Leavenworth County attorney fires prosecutor who is running for his job

Assistant prosecutor Todd Thompson says he was told to pack his bags three days after telling his boss, Leavenworth County Attorney Frank Kohl, he wanted his job.

Thompson, who had been head of the juvenile division of the County Attorney’s Office for the past five years, said he told Kohl, a Democrat, on Friday of his intention to seek the Republican nomination for county attorney.

Monday, Thompson received a call from Kohl around 4 p.m. and was told to pack his belongings. Thompson said the reason he given for his dismissal was “a lack of judgment and forthrightness in the office.”

The former assistant said his firing “wasn’t about my numbers. My (prosecuting) statistics are as high as Shawnee and Douglas County. … It wasn’t for a lack of me doing a good job.”

Thompson said, however, Kohl told him an assistant in the office had filed for candidacy previously and “it didn’t work out.”

“I was surprised at how abrupt and quickly it occurred,” Thompson said, but he also added, “It’s not an outright surprise. It would have been a tense office.”

Still, though, Thompson said, “I think it would have been manageable.”

Kohl confirmed the dismissal but would only say that it was for cause.

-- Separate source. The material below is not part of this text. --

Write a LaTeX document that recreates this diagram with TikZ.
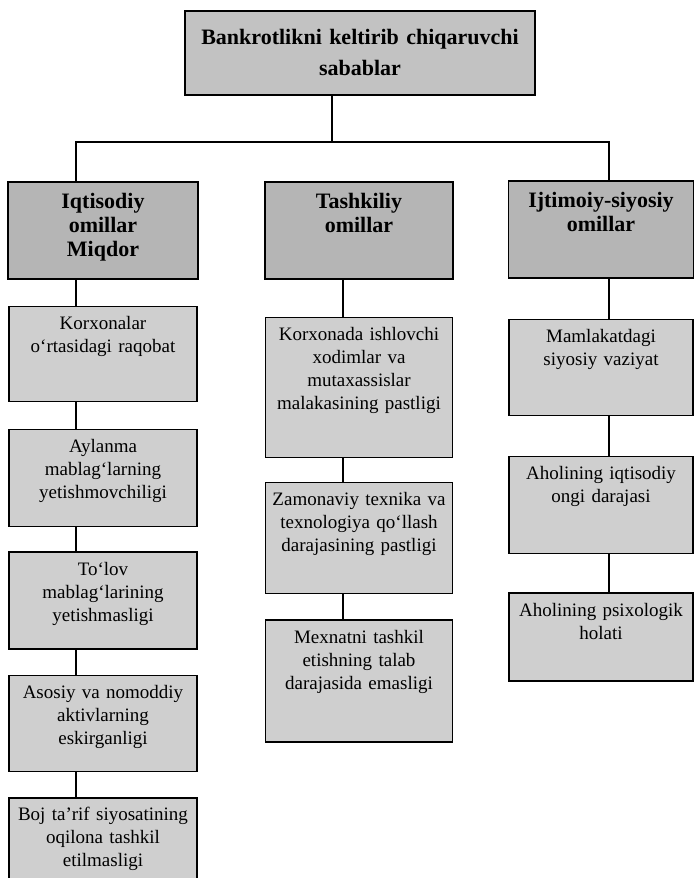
\documentclass[tikz,border=0pt]{standalone}
\usepackage{fontspec}
\setmainfont{Liberation Serif}
\usetikzlibrary{positioning}

\begin{document}
\begin{tikzpicture}[
  cell/.style={draw, line width=0.8pt, align=center, inner xsep=2pt, inner ysep=0pt},
  topbox/.style={cell, fill=gray!48, text width=171pt, font=\bfseries\fontsize{11}{15.5}\selectfont, text height=17pt, text depth=25pt},
  headbox/.style={cell, fill=gray!58, font=\bfseries\fontsize{11}{12}\selectfont, text height=13.5pt, text depth=35pt},
  itembox/.style={cell, line width=0.7pt, fill=gray!38, font=\fontsize{9.5}{11.5}\selectfont, text height=11.5pt, text depth={#1-11.5pt}},
  link/.style={line width=0.6pt}
]
\useasboundingbox (0,0) rectangle (347pt,-439pt);
\node [topbox, anchor=north] (top) at (180pt,-5pt) {Bankrotlikni keltirib chiqaruvchi\\sabablar};
\node [headbox, text width=91pt, anchor=north] (iqt) at (51.5pt,-90.5pt) {Iqtisodiy\\omillar\\Miqdor};
\node [headbox, text width=90pt, anchor=north] (tash) at (179.5pt,-90.5pt) {Tashkiliy\\omillar};
\node [headbox, text width=88.5pt, anchor=north] (ijt) at (300.5pt,-90pt) {Ijtimoiy-siyosiy\\omillar};

\node [itembox=47.5pt, text width=90pt, below=13pt of iqt] (iqt1) {Korxonalar\\o‘rtasidagi raqobat};
\node [itembox=48.5pt, text width=90pt, below=13.5pt of iqt1] (iqt2) {Aylanma\\mablag‘larning\\yetishmovchiligi};
\node [itembox=48.5pt, text width=90pt, below=12pt of iqt2] (iqt3) {To‘lov\\mablag‘larining\\yetishmasligi};
\node [itembox=48pt, text width=90pt, below=12.5pt of iqt3] (iqt4) {Asosiy va nomoddiy\\aktivlarning\\eskirganligi};
\node [itembox=48pt, text width=90pt, below=12.5pt of iqt4] (iqt5) {Boj ta’rif siyosatining\\oqilona tashkil\\etilmasligi};

\node [itembox=70pt, text width=89.5pt, below=18.5pt of tash] (tash1) {Korxonada ishlovchi\\xodimlar va\\mutaxassislar\\malakasining pastligi};
\node [itembox=55.5pt, text width=89.5pt, below=12pt of tash1] (tash2) {Zamonaviy texnika va\\texnologiya qo‘llash\\darajasining pastligi};
\node [itembox=61pt, text width=89.5pt, below=12.5pt of tash2] (tash3) {Mexnatni tashkil\\etishning talab\\darajasida emasligi};

\node [itembox=48pt, text width=88pt, below=20pt of ijt] (ijt1) {Mamlakatdagi\\siyosiy vaziyat};
\node [itembox=48.5pt, text width=88pt, below=20pt of ijt1] (ijt2) {Aholining iqtisodiy\\ongi darajasi};
\node [itembox=44pt, text width=88pt, below=19pt of ijt2] (ijt3) {Aholining psixologik\\holati};

\coordinate (busL) at (38pt,-71pt);
\coordinate (busR) at (304.5pt,-71pt);
\coordinate (axT) at (166pt,0pt);
\coordinate (axM) at (171.5pt,0pt);
\draw [link] (top.south -| axT) -- (axT |- busL);
\draw [link] (iqt.north -| busL) |- (busR) -- (ijt.north -| busR);
\foreach \a/\b in {iqt/iqt1, iqt1/iqt2, iqt2/iqt3, iqt3/iqt4, iqt4/iqt5}
  \draw [link] (\a.south -| busL) -- (\b.north -| busL);
\foreach \a/\b in {tash/tash1, tash1/tash2, tash2/tash3}
  \draw [link] (\a.south -| axM) -- (\b.north -| axM);
\foreach \a/\b in {ijt/ijt1, ijt1/ijt2, ijt2/ijt3}
  \draw [link] (\a.south -| busR) -- (\b.north -| busR);
\end{tikzpicture}
\end{document}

Thompson, a Leavenworth native and newly elected president of the Leavenworth County Bar Association filed his paperwork Wednesday for the election. He said he was running on the platform “prosecute, preserve and protect.”

“I think we need to be tougher on repeat offenders,” he said, noting that often crimes in the Leavenworth County community are committed by the same people over and over again.

“Repeat offenders must be appropriately sentenced instead of making deals for lesser sentences,” Thompson wrote on his Web site. “By limiting the number of deals made and the number of times criminals are allowed to take lesser punishments, I will work to make our community a safer place.”

Thompson is a 2001 graduate of the Washburn University School of Law.

While in Topeka, he worked in the office of the 45th District state representative before returning to Leavenworth.

In his time as an assistant county attorney, Thompson said he had tried cases ranging from rape to disorderly conduct.

Also vying for county attorney is Debra Snider, a Lansing Republican who filed for the office Monday.

As of Wednesday, Kohl, had not filed for re-election but said by phone he intended to do so before the June 10 deadline.